* Source data:
§ §
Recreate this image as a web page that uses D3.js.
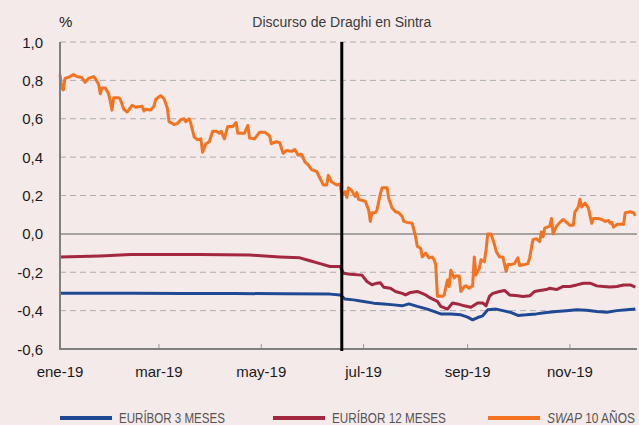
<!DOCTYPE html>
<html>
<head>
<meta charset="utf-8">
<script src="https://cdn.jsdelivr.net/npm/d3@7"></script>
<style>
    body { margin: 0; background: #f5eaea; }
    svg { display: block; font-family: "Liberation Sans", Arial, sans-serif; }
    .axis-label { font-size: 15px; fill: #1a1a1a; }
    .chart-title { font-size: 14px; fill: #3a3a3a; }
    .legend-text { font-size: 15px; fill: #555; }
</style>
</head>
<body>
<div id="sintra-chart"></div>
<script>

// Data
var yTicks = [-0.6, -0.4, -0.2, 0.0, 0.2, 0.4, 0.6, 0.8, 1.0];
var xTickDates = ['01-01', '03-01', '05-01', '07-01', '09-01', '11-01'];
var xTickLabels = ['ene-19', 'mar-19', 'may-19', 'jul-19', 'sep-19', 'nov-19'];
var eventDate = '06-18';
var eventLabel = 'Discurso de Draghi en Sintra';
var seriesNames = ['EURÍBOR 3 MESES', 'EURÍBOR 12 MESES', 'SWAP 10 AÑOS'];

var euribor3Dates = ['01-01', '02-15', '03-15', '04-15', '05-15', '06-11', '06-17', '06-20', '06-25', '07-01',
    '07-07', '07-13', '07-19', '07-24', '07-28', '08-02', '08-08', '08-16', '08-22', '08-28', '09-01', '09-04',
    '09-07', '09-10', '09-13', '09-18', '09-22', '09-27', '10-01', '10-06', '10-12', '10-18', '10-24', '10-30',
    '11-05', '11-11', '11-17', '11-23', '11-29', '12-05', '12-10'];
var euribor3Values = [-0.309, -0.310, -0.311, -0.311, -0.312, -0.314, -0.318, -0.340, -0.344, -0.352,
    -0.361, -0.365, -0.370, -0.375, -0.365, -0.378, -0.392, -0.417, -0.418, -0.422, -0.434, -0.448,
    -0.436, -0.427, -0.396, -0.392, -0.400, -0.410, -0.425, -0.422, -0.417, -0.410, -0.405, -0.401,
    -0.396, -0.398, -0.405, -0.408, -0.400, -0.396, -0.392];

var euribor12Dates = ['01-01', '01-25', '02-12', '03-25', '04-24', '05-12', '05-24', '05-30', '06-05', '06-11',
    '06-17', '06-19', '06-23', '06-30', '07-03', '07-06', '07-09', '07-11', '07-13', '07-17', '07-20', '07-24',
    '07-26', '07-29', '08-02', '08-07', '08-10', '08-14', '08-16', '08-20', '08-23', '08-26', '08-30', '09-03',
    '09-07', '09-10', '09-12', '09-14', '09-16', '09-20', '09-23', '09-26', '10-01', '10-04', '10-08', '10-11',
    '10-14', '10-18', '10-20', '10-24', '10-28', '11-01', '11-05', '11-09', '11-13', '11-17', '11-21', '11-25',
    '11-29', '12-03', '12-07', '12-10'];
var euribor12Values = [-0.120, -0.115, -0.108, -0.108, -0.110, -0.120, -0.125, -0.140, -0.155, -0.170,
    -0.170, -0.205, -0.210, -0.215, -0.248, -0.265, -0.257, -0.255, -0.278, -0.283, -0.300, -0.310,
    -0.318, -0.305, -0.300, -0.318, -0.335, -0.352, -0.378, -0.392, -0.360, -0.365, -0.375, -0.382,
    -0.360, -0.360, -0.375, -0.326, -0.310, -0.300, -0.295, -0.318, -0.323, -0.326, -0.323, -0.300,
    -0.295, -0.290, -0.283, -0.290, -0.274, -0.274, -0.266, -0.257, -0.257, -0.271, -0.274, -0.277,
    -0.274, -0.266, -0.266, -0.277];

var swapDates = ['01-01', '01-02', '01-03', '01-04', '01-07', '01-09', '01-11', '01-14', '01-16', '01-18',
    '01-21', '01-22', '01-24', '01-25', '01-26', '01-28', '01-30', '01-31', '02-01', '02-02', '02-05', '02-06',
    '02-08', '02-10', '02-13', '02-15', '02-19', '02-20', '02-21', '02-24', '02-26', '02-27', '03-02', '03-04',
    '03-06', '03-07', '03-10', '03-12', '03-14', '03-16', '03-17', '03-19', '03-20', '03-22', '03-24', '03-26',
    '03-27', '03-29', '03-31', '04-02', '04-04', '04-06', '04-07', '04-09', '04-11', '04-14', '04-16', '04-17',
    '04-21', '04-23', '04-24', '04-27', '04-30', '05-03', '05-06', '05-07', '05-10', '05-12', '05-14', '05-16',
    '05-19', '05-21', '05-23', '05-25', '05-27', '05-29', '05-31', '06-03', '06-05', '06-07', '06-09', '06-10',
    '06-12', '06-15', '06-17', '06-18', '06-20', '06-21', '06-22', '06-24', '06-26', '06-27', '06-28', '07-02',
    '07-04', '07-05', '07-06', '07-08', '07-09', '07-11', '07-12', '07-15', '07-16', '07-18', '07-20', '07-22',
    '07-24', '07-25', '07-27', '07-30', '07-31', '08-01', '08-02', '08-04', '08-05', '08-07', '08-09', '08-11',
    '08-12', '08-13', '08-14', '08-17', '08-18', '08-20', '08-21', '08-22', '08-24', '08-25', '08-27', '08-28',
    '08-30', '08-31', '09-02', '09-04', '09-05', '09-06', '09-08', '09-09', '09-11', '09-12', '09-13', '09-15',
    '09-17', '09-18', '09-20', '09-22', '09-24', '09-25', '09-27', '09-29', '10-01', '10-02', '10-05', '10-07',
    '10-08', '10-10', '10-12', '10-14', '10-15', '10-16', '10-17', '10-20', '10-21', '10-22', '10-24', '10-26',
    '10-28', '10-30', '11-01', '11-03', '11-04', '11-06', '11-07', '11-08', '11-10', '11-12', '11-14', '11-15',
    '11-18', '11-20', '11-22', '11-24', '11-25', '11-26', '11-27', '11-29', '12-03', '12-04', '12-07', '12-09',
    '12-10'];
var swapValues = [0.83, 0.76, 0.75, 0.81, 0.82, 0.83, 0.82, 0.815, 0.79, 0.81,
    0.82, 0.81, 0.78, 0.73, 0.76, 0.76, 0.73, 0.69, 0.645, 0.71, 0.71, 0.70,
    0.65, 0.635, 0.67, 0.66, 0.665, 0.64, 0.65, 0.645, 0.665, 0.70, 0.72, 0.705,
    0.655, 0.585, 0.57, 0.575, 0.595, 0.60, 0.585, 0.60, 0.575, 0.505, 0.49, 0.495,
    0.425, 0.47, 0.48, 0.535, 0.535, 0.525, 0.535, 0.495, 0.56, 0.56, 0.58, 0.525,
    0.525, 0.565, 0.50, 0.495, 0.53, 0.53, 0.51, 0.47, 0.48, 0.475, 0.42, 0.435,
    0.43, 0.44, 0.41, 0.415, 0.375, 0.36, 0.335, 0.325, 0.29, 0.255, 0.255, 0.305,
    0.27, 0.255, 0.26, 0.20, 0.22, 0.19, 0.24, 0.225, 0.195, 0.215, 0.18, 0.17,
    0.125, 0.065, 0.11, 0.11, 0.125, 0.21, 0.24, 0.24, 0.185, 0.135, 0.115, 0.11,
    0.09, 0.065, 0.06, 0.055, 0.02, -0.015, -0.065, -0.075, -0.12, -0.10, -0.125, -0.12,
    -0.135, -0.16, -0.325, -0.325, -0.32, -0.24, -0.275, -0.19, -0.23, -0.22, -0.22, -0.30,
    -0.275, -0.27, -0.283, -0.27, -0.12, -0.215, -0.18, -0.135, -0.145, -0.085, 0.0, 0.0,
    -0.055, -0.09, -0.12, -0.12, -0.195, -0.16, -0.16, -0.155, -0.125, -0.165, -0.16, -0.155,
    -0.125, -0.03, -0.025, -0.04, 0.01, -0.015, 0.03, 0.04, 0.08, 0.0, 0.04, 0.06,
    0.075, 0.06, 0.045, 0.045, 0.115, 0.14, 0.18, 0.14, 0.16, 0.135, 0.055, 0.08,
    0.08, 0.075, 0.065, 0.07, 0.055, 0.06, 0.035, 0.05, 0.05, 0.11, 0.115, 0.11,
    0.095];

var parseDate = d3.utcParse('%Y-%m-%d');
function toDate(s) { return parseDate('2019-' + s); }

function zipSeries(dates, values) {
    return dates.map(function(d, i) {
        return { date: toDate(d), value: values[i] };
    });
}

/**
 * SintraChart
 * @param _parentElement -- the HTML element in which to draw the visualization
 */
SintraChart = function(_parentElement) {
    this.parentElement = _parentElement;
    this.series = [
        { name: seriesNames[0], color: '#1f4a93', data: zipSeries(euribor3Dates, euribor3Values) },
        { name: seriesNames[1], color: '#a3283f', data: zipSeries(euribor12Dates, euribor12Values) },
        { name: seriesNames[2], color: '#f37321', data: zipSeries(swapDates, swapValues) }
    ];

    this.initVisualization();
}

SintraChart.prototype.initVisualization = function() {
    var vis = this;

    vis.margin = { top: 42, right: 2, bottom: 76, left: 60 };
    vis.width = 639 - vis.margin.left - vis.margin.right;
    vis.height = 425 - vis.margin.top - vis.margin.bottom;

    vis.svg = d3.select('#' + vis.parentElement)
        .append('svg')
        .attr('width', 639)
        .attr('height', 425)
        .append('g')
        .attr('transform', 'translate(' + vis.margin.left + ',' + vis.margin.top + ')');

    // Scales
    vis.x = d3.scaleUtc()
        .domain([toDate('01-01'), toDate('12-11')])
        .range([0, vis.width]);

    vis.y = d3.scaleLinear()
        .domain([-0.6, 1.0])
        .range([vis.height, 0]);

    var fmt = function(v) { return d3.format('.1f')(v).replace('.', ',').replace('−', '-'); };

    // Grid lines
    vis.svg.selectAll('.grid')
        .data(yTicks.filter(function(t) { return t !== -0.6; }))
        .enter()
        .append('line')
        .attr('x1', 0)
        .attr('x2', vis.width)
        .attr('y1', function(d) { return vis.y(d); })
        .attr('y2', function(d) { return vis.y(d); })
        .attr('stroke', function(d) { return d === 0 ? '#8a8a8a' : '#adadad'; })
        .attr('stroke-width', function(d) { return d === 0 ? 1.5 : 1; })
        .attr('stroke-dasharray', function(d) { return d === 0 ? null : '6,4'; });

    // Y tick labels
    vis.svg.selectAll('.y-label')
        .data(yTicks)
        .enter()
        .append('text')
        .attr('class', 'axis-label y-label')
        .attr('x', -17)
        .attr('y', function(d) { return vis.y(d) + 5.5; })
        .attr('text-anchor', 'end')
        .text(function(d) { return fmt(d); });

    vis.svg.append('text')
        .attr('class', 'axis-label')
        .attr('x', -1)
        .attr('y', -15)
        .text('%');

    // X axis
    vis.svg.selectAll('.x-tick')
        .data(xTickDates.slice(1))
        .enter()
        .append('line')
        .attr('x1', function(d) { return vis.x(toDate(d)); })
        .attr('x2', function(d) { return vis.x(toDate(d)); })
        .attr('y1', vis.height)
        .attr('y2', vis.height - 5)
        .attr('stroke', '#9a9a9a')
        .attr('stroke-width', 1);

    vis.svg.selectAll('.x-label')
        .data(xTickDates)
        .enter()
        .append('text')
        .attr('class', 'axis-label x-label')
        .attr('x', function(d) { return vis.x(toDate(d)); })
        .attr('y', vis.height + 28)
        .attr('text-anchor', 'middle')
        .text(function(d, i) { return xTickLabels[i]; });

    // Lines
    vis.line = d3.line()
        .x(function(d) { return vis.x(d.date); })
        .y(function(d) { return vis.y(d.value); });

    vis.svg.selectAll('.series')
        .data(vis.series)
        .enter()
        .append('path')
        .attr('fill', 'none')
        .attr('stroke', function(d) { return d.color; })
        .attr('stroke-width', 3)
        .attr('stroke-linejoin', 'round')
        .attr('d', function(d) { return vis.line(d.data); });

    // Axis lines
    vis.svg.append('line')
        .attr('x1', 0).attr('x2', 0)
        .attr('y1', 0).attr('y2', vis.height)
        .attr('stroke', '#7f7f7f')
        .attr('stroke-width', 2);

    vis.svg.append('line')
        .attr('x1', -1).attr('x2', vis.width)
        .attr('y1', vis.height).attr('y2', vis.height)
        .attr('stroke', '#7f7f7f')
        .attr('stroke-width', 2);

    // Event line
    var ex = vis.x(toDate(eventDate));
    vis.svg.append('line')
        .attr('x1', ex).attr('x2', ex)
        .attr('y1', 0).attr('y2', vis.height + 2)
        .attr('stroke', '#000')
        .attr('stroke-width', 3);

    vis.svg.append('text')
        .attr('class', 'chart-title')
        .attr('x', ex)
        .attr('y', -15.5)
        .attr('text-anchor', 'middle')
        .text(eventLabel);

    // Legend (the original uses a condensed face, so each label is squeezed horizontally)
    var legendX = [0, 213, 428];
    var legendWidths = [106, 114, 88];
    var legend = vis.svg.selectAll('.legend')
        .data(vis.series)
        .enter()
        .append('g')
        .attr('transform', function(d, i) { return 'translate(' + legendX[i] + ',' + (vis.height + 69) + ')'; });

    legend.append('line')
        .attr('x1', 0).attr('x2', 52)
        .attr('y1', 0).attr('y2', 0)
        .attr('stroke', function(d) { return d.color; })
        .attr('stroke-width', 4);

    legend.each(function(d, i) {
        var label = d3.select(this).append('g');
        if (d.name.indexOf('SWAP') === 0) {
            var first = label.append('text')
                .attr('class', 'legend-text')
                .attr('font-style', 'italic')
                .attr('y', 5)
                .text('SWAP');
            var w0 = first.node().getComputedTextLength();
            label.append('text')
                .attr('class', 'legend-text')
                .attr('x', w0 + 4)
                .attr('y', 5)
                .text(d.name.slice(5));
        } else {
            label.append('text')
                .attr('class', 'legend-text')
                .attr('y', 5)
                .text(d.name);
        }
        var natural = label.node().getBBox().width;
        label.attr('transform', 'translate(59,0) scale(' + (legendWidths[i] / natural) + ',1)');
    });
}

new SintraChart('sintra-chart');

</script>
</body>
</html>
§ §
Omit the pictures, then repeat exactly each line from the beginning of the listing through the line with "var seriesNames = ['EURÍBOR".

Recreate this image as a web page that uses D3.js.
<!DOCTYPE html>
<html>
<head>
<meta charset="utf-8">
<script src="https://cdn.jsdelivr.net/npm/d3@7"></script>
<style>
    body { margin: 0; background: #f5eaea; }
    svg { display: block; font-family: "Liberation Sans", Arial, sans-serif; }
    .axis-label { font-size: 15px; fill: #1a1a1a; }
    .chart-title { font-size: 14px; fill: #3a3a3a; }
    .legend-text { font-size: 15px; fill: #555; }
</style>
</head>
<body>
<div id="sintra-chart"></div>
<script>

// Data
var yTicks = [-0.6, -0.4, -0.2, 0.0, 0.2, 0.4, 0.6, 0.8, 1.0];
var xTickDates = ['01-01', '03-01', '05-01', '07-01', '09-01', '11-01'];
var xTickLabels = ['ene-19', 'mar-19', 'may-19', 'jul-19', 'sep-19', 'nov-19'];
var eventDate = '06-18';
var eventLabel = 'Discurso de Draghi en Sintra';
var seriesNames = ['EURÍBOR 3 MESES', 'EURÍBOR 12 MESES', 'SWAP 10 AÑOS'];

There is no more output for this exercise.